**What this task involves**
Reproduce the material below line by line, beginning with its first line and ending with the line that contains "colors = ['#A570C2', '#4FBFEA', '#0AA0DC', '#7F30A6']"; leave out pictures.
((
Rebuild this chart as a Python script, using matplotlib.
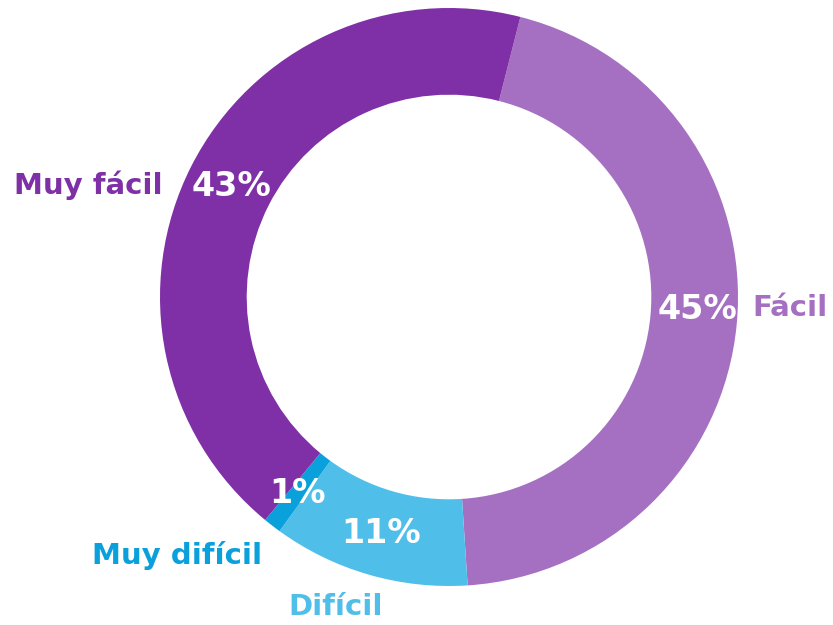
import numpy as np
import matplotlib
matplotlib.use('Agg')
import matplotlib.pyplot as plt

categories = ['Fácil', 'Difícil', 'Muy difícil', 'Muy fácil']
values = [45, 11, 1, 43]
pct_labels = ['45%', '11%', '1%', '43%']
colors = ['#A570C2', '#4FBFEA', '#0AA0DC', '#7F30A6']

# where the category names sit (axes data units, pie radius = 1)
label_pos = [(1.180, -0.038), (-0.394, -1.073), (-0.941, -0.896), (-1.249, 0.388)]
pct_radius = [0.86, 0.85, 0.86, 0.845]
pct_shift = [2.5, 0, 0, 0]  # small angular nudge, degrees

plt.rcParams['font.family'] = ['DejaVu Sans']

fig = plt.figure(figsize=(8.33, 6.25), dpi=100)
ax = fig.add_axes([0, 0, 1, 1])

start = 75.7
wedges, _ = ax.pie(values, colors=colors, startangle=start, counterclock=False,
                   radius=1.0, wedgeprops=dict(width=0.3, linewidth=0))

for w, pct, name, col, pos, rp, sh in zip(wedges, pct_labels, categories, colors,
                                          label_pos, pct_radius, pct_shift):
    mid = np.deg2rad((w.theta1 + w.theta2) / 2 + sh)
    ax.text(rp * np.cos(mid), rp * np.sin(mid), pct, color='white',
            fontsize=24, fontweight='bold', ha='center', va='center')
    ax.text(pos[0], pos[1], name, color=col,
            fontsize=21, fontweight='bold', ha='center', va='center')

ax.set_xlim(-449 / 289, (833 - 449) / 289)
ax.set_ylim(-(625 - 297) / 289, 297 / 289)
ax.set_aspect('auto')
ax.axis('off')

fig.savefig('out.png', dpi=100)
))
**Result for this exercise**
Rebuild this chart as a Python script, using matplotlib.
import numpy as np
import matplotlib
matplotlib.use('Agg')
import matplotlib.pyplot as plt

categories = ['Fácil', 'Difícil', 'Muy difícil', 'Muy fácil']
values = [45, 11, 1, 43]
pct_labels = ['45%', '11%', '1%', '43%']
colors = ['#A570C2', '#4FBFEA', '#0AA0DC', '#7F30A6']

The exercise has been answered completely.